■ **Written request**: Pick out every line holding the string "that" and copy it.

══════

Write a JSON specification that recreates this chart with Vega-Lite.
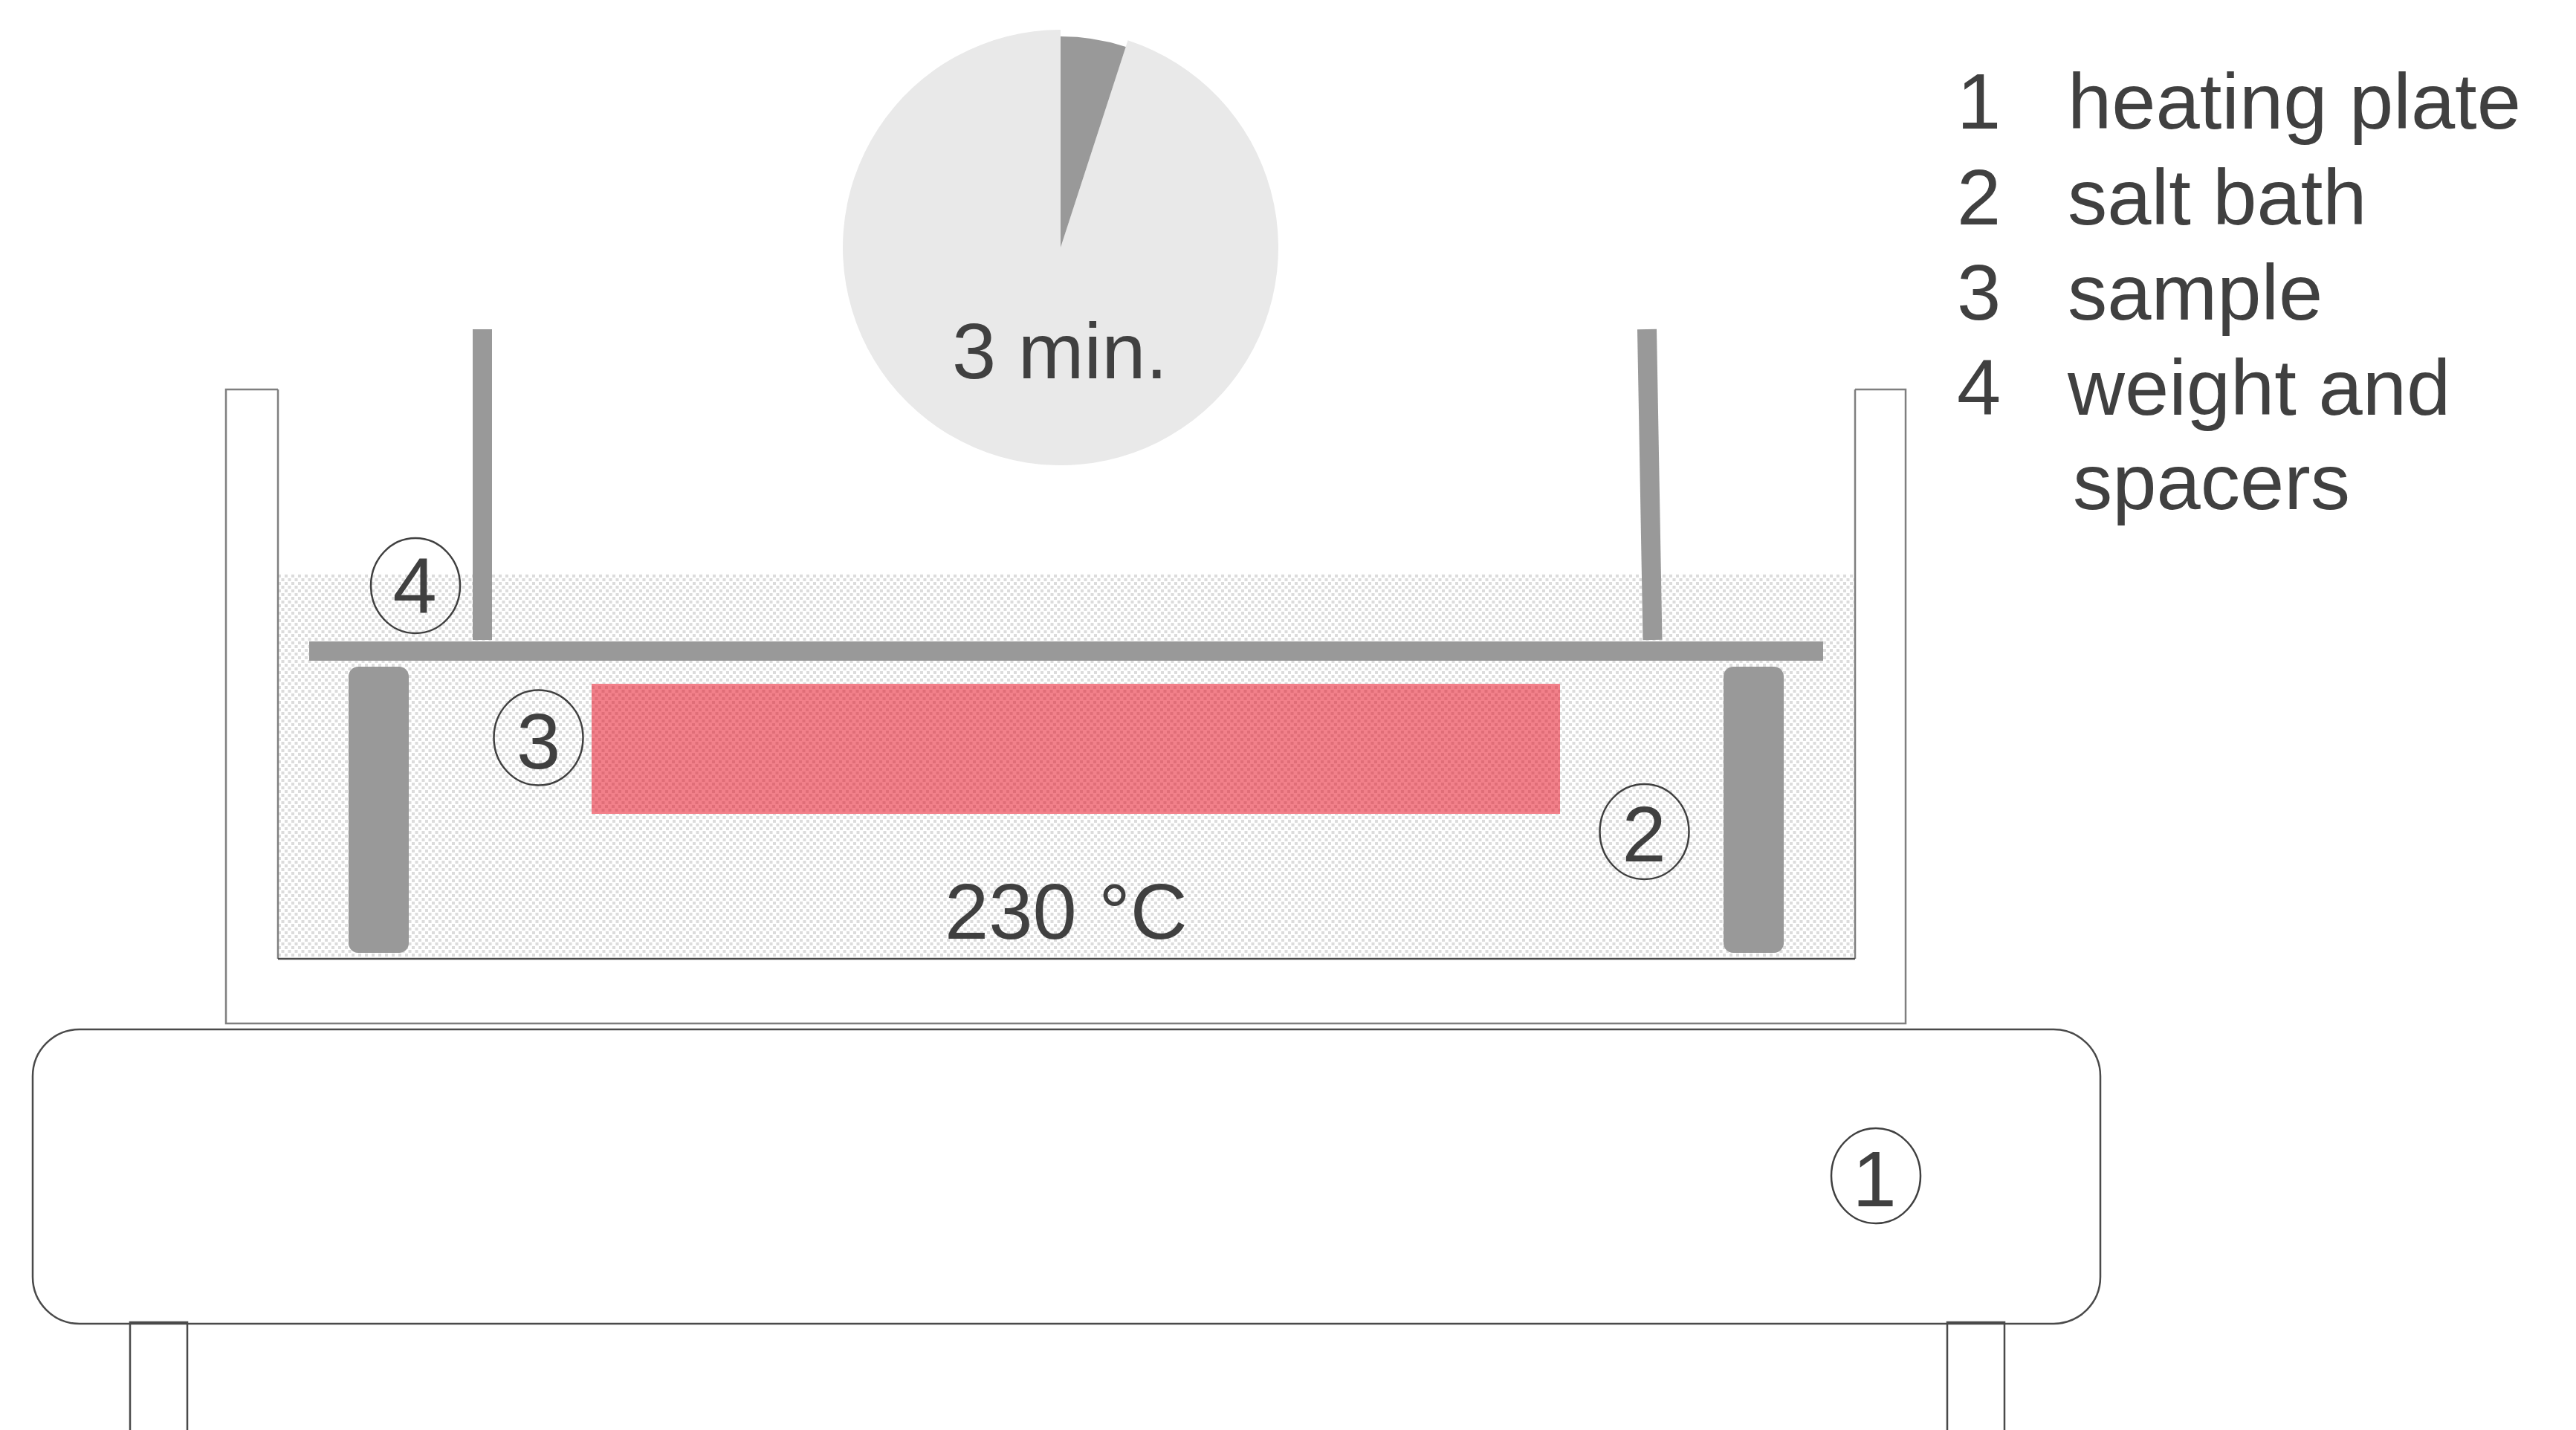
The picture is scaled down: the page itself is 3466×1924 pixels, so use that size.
{"$schema":"https://vega.github.io/schema/vega-lite/v6.json","width":3466,"height":1924,"autosize":{"type":"none"},"padding":0,"background":"#ffffff","view":{"stroke":null},"config":{"text":{"font":"Liberation Sans"}},
"datasets":{
"rowsA":[{"y":775,"x":374,"x2":2496},{"y":785,"x":374,"x2":2496},{"y":795,"x":374,"x2":2496},{"y":805,"x":374,"x2":2496},{"y":815,"x":374,"x2":2496},{"y":825,"x":374,"x2":2496},{"y":835,"x":374,"x2":2496},{"y":845,"x":374,"x2":2496},{"y":855,"x":374,"x2":2496},{"y":865,"x":374,"x2":2496},{"y":875,"x":374,"x2":2496},{"y":885,"x":374,"x2":2496},{"y":895,"x":374,"x2":2496},{"y":905,"x":374,"x2":2496},{"y":915,"x":374,"x2":2496},{"y":925,"x":374,"x2":2496},{"y":935,"x":374,"x2":2496},{"y":945,"x":374,"x2":2496},{"y":955,"x":374,"x2":2496},{"y":965,"x":374,"x2":2496},{"y":975,"x":374,"x2":2496},{"y":985,"x":374,"x2":2496},{"y":995,"x":374,"x2":2496},{"y":1005,"x":374,"x2":2496},{"y":1015,"x":374,"x2":2496},{"y":1025,"x":374,"x2":2496},{"y":1035,"x":374,"x2":2496},{"y":1045,"x":374,"x2":2496},{"y":1055,"x":374,"x2":2496},{"y":1065,"x":374,"x2":2496},{"y":1075,"x":374,"x2":2496},{"y":1085,"x":374,"x2":2496},{"y":1095,"x":374,"x2":2496},{"y":1105,"x":374,"x2":2496},{"y":1115,"x":374,"x2":2496},{"y":1125,"x":374,"x2":2496},{"y":1135,"x":374,"x2":2496},{"y":1145,"x":374,"x2":2496},{"y":1155,"x":374,"x2":2496},{"y":1165,"x":374,"x2":2496},{"y":1175,"x":374,"x2":2496},{"y":1185,"x":374,"x2":2496},{"y":1195,"x":374,"x2":2496},{"y":1205,"x":374,"x2":2496},{"y":1215,"x":374,"x2":2496},{"y":1225,"x":374,"x2":2496},{"y":1235,"x":374,"x2":2496},{"y":1245,"x":374,"x2":2496},{"y":1255,"x":374,"x2":2496},{"y":1265,"x":374,"x2":2496},{"y":1275,"x":374,"x2":2496},{"y":1285,"x":374,"x2":2496}],
"rowsB":[{"y":780,"x":374,"x2":2496},{"y":790,"x":374,"x2":2496},{"y":800,"x":374,"x2":2496},{"y":810,"x":374,"x2":2496},{"y":820,"x":374,"x2":2496},{"y":830,"x":374,"x2":2496},{"y":840,"x":374,"x2":2496},{"y":850,"x":374,"x2":2496},{"y":860,"x":374,"x2":2496},{"y":870,"x":374,"x2":2496},{"y":880,"x":374,"x2":2496},{"y":890,"x":374,"x2":2496},{"y":900,"x":374,"x2":2496},{"y":910,"x":374,"x2":2496},{"y":920,"x":374,"x2":2496},{"y":930,"x":374,"x2":2496},{"y":940,"x":374,"x2":2496},{"y":950,"x":374,"x2":2496},{"y":960,"x":374,"x2":2496},{"y":970,"x":374,"x2":2496},{"y":980,"x":374,"x2":2496},{"y":990,"x":374,"x2":2496},{"y":1000,"x":374,"x2":2496},{"y":1010,"x":374,"x2":2496},{"y":1020,"x":374,"x2":2496},{"y":1030,"x":374,"x2":2496},{"y":1040,"x":374,"x2":2496},{"y":1050,"x":374,"x2":2496},{"y":1060,"x":374,"x2":2496},{"y":1070,"x":374,"x2":2496},{"y":1080,"x":374,"x2":2496},{"y":1090,"x":374,"x2":2496},{"y":1100,"x":374,"x2":2496},{"y":1110,"x":374,"x2":2496},{"y":1120,"x":374,"x2":2496},{"y":1130,"x":374,"x2":2496},{"y":1140,"x":374,"x2":2496},{"y":1150,"x":374,"x2":2496},{"y":1160,"x":374,"x2":2496},{"y":1170,"x":374,"x2":2496},{"y":1180,"x":374,"x2":2496},{"y":1190,"x":374,"x2":2496},{"y":1200,"x":374,"x2":2496},{"y":1210,"x":374,"x2":2496},{"y":1220,"x":374,"x2":2496},{"y":1230,"x":374,"x2":2496},{"y":1240,"x":374,"x2":2496},{"y":1250,"x":374,"x2":2496},{"y":1260,"x":374,"x2":2496},{"y":1270,"x":374,"x2":2496},{"y":1280,"x":374,"x2":2496}],
"sampleA":[{"y":925,"x":796,"x2":2099},{"y":935,"x":796,"x2":2099},{"y":945,"x":796,"x2":2099},{"y":955,"x":796,"x2":2099},{"y":965,"x":796,"x2":2099},{"y":975,"x":796,"x2":2099},{"y":985,"x":796,"x2":2099},{"y":995,"x":796,"x2":2099},{"y":1005,"x":796,"x2":2099},{"y":1015,"x":796,"x2":2099},{"y":1025,"x":796,"x2":2099},{"y":1035,"x":796,"x2":2099},{"y":1045,"x":796,"x2":2099},{"y":1055,"x":796,"x2":2099},{"y":1065,"x":796,"x2":2099},{"y":1075,"x":796,"x2":2099},{"y":1085,"x":796,"x2":2099}],
"sampleB":[{"y":930,"x":796,"x2":2099},{"y":940,"x":796,"x2":2099},{"y":950,"x":796,"x2":2099},{"y":960,"x":796,"x2":2099},{"y":970,"x":796,"x2":2099},{"y":980,"x":796,"x2":2099},{"y":990,"x":796,"x2":2099},{"y":1000,"x":796,"x2":2099},{"y":1010,"x":796,"x2":2099},{"y":1020,"x":796,"x2":2099},{"y":1030,"x":796,"x2":2099},{"y":1040,"x":796,"x2":2099},{"y":1050,"x":796,"x2":2099},{"y":1060,"x":796,"x2":2099},{"y":1070,"x":796,"x2":2099},{"y":1080,"x":796,"x2":2099},{"y":1090,"x":796,"x2":2099}]
},
"encoding":{"x":{"field":"x","type":"quantitative","scale":{"domain":[0,3466],"nice":false,"zero":false},"axis":null},"y":{"field":"y","type":"quantitative","scale":{"domain":[0,1924],"reverse":true,"nice":false,"zero":false},"axis":null}},
"layer":[
{"data":{"values":[{"part":"salt bath","x":374,"x2":2496,"y":773,"y2":1290}]},"mark":{"type":"rect","fill":"#ffffff"},"encoding":{"x2":{"field":"x2"},"y2":{"field":"y2"}}},
{"data":{"name":"rowsA"},"mark":{"type":"rule","stroke":"#dcdcdc","strokeWidth":4,"strokeDash":[4,5],"strokeDashOffset":0},"encoding":{"x2":{"field":"x2"}}},
{"data":{"name":"rowsB"},"mark":{"type":"rule","stroke":"#dcdcdc","strokeWidth":4,"strokeDash":[4,5],"strokeDashOffset":4.5},"encoding":{"x2":{"field":"x2"}}},
{"data":{"values":[{"part":"sample","x":796,"x2":2099,"y":920,"y2":1095}]},"mark":{"type":"rect","fill":"#f2808a"},"encoding":{"x2":{"field":"x2"},"y2":{"field":"y2"}}},
{"data":{"name":"sampleA"},"mark":{"type":"rule","stroke":"#e06e78","strokeWidth":4,"strokeDash":[4,5],"strokeDashOffset":0},"encoding":{"x2":{"field":"x2"}}},
{"data":{"name":"sampleB"},"mark":{"type":"rule","stroke":"#e06e78","strokeWidth":4,"strokeDash":[4,5],"strokeDashOffset":4.5},"encoding":{"x2":{"field":"x2"}}},
{"data":{"values":[{"part":"plate","x":416,"x2":2453,"y":863,"y2":889},{"part":"left rod","x":636,"x2":662,"y":443,"y2":861}]},"mark":{"type":"rect","fill":"#999999"},"encoding":{"x2":{"field":"x2"},"y2":{"field":"y2"}}},
{"data":{"values":[{"part":"right rod","x":2216,"x2":2223.5,"y":443,"y2":861}]},"mark":{"type":"rule","stroke":"#999999","strokeWidth":26},"encoding":{"x2":{"field":"x2"},"y2":{"field":"y2"}}},
{"data":{"values":[{"part":"left spacer","x":469,"x2":550,"y":897,"y2":1282},{"part":"right spacer","x":2319,"x2":2400,"y":897,"y2":1282}]},"mark":{"type":"rect","fill":"#999999","cornerRadius":13},"encoding":{"x2":{"field":"x2"},"y2":{"field":"y2"}}},
{"data":{"values":[{"part":"heating plate","x":44,"x2":2826,"y":1385,"y2":1781}]},"mark":{"type":"rect","fill":"#ffffff","stroke":"#4a4a4a","strokeWidth":2.5,"cornerRadius":63},"encoding":{"x2":{"field":"x2"},"y2":{"field":"y2"}}},
{"data":{"values":[
{"g":"outer","o":1,"x":374,"y":524},{"g":"outer","o":2,"x":304,"y":524},{"g":"outer","o":3,"x":304,"y":1377},{"g":"outer","o":4,"x":2564,"y":1377},{"g":"outer","o":5,"x":2564,"y":524},{"g":"outer","o":6,"x":2496,"y":524},
{"g":"innerL","o":1,"x":374,"y":524},{"g":"innerL","o":2,"x":374,"y":1290},
{"g":"innerR","o":1,"x":2496,"y":524},{"g":"innerR","o":2,"x":2496,"y":1290}
]},"mark":{"type":"line","stroke":"#7f7f7f","strokeWidth":2.5,"strokeJoin":"miter"},"encoding":{"order":{"field":"o"},"detail":{"field":"g"}}},
{"data":{"values":[
{"g":"floor","o":1,"x":374,"y":1290},{"g":"floor","o":2,"x":2496,"y":1290},
{"g":"legL","o":1,"x":175,"y":1924},{"g":"legL","o":2,"x":175,"y":1779},{"g":"legL","o":3,"x":252,"y":1779},{"g":"legL","o":4,"x":252,"y":1924},
{"g":"legR","o":1,"x":2620,"y":1924},{"g":"legR","o":2,"x":2620,"y":1779},{"g":"legR","o":3,"x":2697,"y":1779},{"g":"legR","o":4,"x":2697,"y":1924}
]},"mark":{"type":"line","stroke":"#4a4a4a","strokeWidth":2.5,"strokeJoin":"miter"},"encoding":{"order":{"field":"o"},"detail":{"field":"g"}}},
{"data":{"values":[{"part":"remaining","x":1427,"y":333,"a":18,"a2":360,"r":293,"c":"#e9e9e9"},{"part":"elapsed","x":1427,"y":333,"a":0,"a2":18,"r":284,"c":"#999999"}]},"mark":{"type":"arc"},"encoding":{"theta":{"field":"a","type":"quantitative","stack":false,"scale":{"domain":[0,360],"range":[0,6.283185307]}},"theta2":{"field":"a2"},"radius":{"field":"r","type":"quantitative","scale":null},"fill":{"field":"c","type":"nominal","scale":null}}},
{"data":{"values":[{"x":559,"y":788,"t":"4"},{"x":724.5,"y":992.5,"t":"3"},{"x":2212.5,"y":1119,"t":"2"},{"x":2524,"y":1582,"t":"1"}]},"mark":{"type":"point","shape":"M-0.9375,0 A0.9375,1 0 1,1 0.9375,0 A0.9375,1 0 1,1 -0.9375,0 Z","size":16384,"filled":false,"stroke":"#404040","strokeWidth":2.5,"opacity":1}},
{"data":{"values":[{"x":558,"y":825,"t":"4"},{"x":724.5,"y":1034,"t":"3"},{"x":2212,"y":1159,"t":"2"},{"x":2522,"y":1623,"t":"1"},{"x":1426,"y":509,"t":"3 min."}]},"mark":{"type":"text","align":"center","baseline":"alphabetic","fontSize":106.5,"fill":"#404040"},"encoding":{"text":{"field":"t"}}},
{"data":{"values":[{"x":1271,"y":1263,"t":"230 °C"},{"x":2633,"y":173,"t":"1"},{"x":2633,"y":302,"t":"2"},{"x":2633,"y":430,"t":"3"},{"x":2633,"y":558,"t":"4"},{"x":2782,"y":173,"t":"heating plate"},{"x":2782,"y":302,"t":"salt bath"},{"x":2782,"y":430,"t":"sample"},{"x":2782,"y":558,"t":"weight and"},{"x":2789,"y":685,"t":"spacers"}]},"mark":{"type":"text","align":"left","baseline":"alphabetic","fontSize":106.5,"fill":"#404040"},"encoding":{"text":{"field":"t"}}}
]}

══════

■ **Solution**:
Write a JSON specification that recreates this chart with Vega-Lite.
The picture is scaled down: the page itself is 3466×1924 pixels, so use that size.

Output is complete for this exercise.